The Purple Manifesto: A Savage Journey into the Heart of the Color Spectrum

There’s a certain madness that creeps in around the edges when you start talking about purple. Not the sanitized, corporate purple of tech company logos or children’s dinosaurs, but the raw, throbbing purple of a desert sunset after too many days on the road and not enough sleep.

I’ve seen what purple can do to a person’s mind. Watched perfectly reasonable art critics dissolve into babbling wrecks at the sight of a Rothko’s violet depths. The Romans understood this – they reserved purple for their emperors, knowing full well that common men couldn’t handle that kind of chromatic power without losing their grip on reality.

Let’s be brutally honest here: any color that comes from crushing thousands of sea snails is operating on a different level of consciousness than your garden variety pigments. Blue? Please. Blue is what accountants see when they look up at the sky during their lunch breaks. Red is what insecure men paint their midlife crisis cars. But purple… purple is what happens when the universe decides to show off.

I spent three days in a hotel room in Vegas staring at a purple wallpaper pattern until it started speaking in tongues. The hotel manager later claimed there was no purple wallpaper in the entire building. This is what we’re dealing with here, people.
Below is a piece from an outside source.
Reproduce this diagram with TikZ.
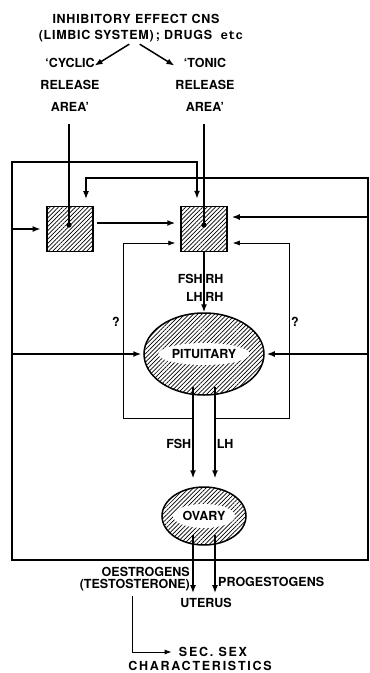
\documentclass[tikz,border=0pt]{standalone}
\usepackage{fontspec}
\setmainfont{TeX Gyre Heros}
\setmonofont{Liberation Mono}
\usetikzlibrary{positioning,arrows.meta,shapes.geometric,patterns.meta}

\begin{document}
\begin{tikzpicture}[
    x=1pt,
    y=-1pt,
    font=\bfseries\fontsize{12.5}{15}\selectfont,
    txt/.style={
        align=center,
        inner sep=1pt,
        font=\bfseries\fontsize{12.5}{#1}\selectfont
    },
    txt/.default=15,
    spaced/.style={
        txt,
        font=\bfseries\fontsize{12.5}{15}\selectfont\addfontfeatures{LetterSpace=#1}
    },
    area/.style={
        rectangle,
        draw=black,
        line width=1.5pt,
        minimum width=46pt,
        minimum height=45pt,
        pattern={Lines[angle=45,distance=3pt,line width=0.7pt]}
    },
    gland/.style={
        ellipse,
        draw=black,
        line width=1.5pt,
        inner sep=0pt,
        pattern={Lines[angle=45,distance=3pt,line width=0.7pt]}
    },
    clear/.style={
        ellipse,
        fill=white,
        inner sep=0pt
    },
    arrow/.style={
        -{Latex[length=8pt,width=6pt]},
        line width=1.5pt
    },
    thinarrow/.style={
        -{Latex[length=7pt,width=5pt]},
        line width=0.7pt
    }
]

\useasboundingbox (0,0) rectangle (370,673);

% Higher centres and release areas
\node[txt=16, font=\bfseries\fontsize{12.5}{16}\selectfont\addfontfeatures{LetterSpace=6}] (inhib) at (141,28)
    {\hspace*{-10pt}INHIBITORY EFFECT CNS\\(LIMBIC SYSTEM)\,; DRUGS\ \ {\ttfamily etc}};
\node[txt=22] (cyclic) at (70,85) {`CYCLIC\\RELEASE\\AREA'};
\node[txt=22] (tonic) at (205,85) {`TONIC\\RELEASE\\AREA'};

\node[area] (cycbox) at (70,229) {};
\node[area] (tonbox) at (204,229) {};
\coordinate (cycdot) at (69,225);
\coordinate (tondot) at (204,225);

% Glands
\node[gland, minimum width=120pt, minimum height=82pt] (pituitary) at (204,354) {};
\node[clear, minimum width=88pt, minimum height=22pt] (pitlabel) at (pituitary) {PITUITARY};
\node[gland, minimum width=84pt, minimum height=58pt] (ovary) at (204,516) {};
\node[clear, minimum width=62pt, minimum height=24pt] (ovlabel) at (ovary) {OVARY};

% Targets
\node[txt] (uterus) at (206,603) {UTERUS};
\node[txt=12, align=right, anchor=east] (oestro) at (191,579) {OESTROGENS\\(TESTOSTERONE)};
\node[txt, anchor=west] (progest) at (217,582) {PROGESTOGENS};
\node[spaced=14] (secsex) at (213,652) {SEC.\ SEX};
\node[spaced=14] (chars) at (200,666) {CHARACTERISTICS};
\node[txt] (qmarkl) at (116,322) {?};
\node[txt] (qmarkr) at (295,322) {?};

% Frame corners and helper points
\coordinate (ftl) at (12,162);
\coordinate (ftr) at (368,178);
\coordinate (fbl) at (12,560);
\coordinate (fbr) at (368,560);
\coordinate (loopl) at (123,418);
\coordinate (loopr) at (289,418);
\coordinate (fshx) at (193,387);
\coordinate (lhx) at (215,387);
\coordinate (fsho) at (193,535);
\coordinate (lho) at (215,535);
\coordinate (secturn) at (132,648);
\coordinate (tonin) at ([yshift=12pt]tonbox.east);
\coordinate (tonlw) at ([yshift=-14pt]tonbox.west);
\coordinate (tonle) at ([yshift=-14pt]tonbox.east);

% Inhibition and release areas
\draw[arrow, shorten <=2pt, shorten >=1pt] ([xshift=-10pt]inhib.south) -- ([xshift=-7pt,yshift=-9pt]cyclic.north east);
\draw[arrow, shorten <=2pt, shorten >=1pt] ([xshift=-3pt]inhib.south) -- ([xshift=1pt,yshift=-9pt]tonic.north west);
\draw[line width=1.5pt, shorten <=11pt] (cyclic.south -| cycdot) -- (cycdot);
\fill (cycdot) circle (2.6pt);
\draw[line width=1.5pt, shorten <=11pt] (tonic.south -| tondot) -- (tondot);
\fill (tondot) circle (2.6pt);

% Steroid feedback frame
\draw[arrow, line cap=rect, shorten >=7pt] (ftr) -- (fbr) -- (fbl) -- (ftl) -| ([xshift=-7pt]tonbox.north);
\draw[arrow, line cap=rect, shorten >=7pt] (ftr) -| ([xshift=16pt]cycbox.north);
\draw[arrow, shorten >=6pt] (cycbox.west -| fbl) -- (cycbox.west);
\draw[arrow, shorten >=4pt] (tonin -| fbr) -- (tonin);
\draw[arrow, shorten >=2pt] (pituitary.west -| fbl) -- (pituitary.west);
\draw[arrow, shorten >=2pt] (pituitary.east -| fbr) -- (pituitary.east);
\draw[arrow, shorten <=4pt, shorten >=5pt] ([yshift=6pt]cycbox.east) -- ([yshift=6pt]tonbox.west);

% Short loop from gonadotrophins
\draw[thinarrow, shorten >=5pt] (fshx |- loopl) -- (loopl) |- (tonlw);
\draw[thinarrow, shorten >=5pt] (lhx |- loopr) -- (loopr) |- (tonle);

% Releasing hormones and gonadotrophins
\draw[arrow] (tonbox.south) -- (pituitary.north)
    node[pos=0.44, left, inner sep=0.5pt] {FSH} node[pos=0.44, right, inner sep=0.5pt] {RH}
    node[pos=0.74, left, inner sep=0.5pt] {LH} node[pos=0.74, right, inner sep=0.5pt] {RH};
\draw[arrow, shorten >=8pt] (fshx) -- (fshx |- ovary.north) node[pos=0.57, left, inner sep=1pt] {FSH};
\draw[arrow, shorten >=8pt] (lhx) -- (lhx |- ovary.north) node[pos=0.57, right, inner sep=1pt] {LH};

% Ovarian steroids
\draw[arrow, shorten >=4pt] (fsho) -- (fsho |- uterus.north);
\draw[arrow, shorten >=4pt] (lho) -- (lho |- uterus.north);
\draw[arrow, line width=1pt, -{Latex[length=7pt,width=5pt]}, shorten <=4pt, shorten >=6pt] (oestro.south -| secturn) |- (secsex.west);

\end{tikzpicture}
\end{document}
The facts are clear, even if they’re uncomfortable: purple is the color of royalty, of psychedelic enlightenment, of bruises earned in the pursuit of truth. It’s the last visible color in the spectrum before reality breaks down into ultraviolet and mathematical abstractions. Anyone who tells you different is probably working for the yellow lobby, and God help them for that.

Buy the ticket, take the ride. Just make sure it’s painted purple.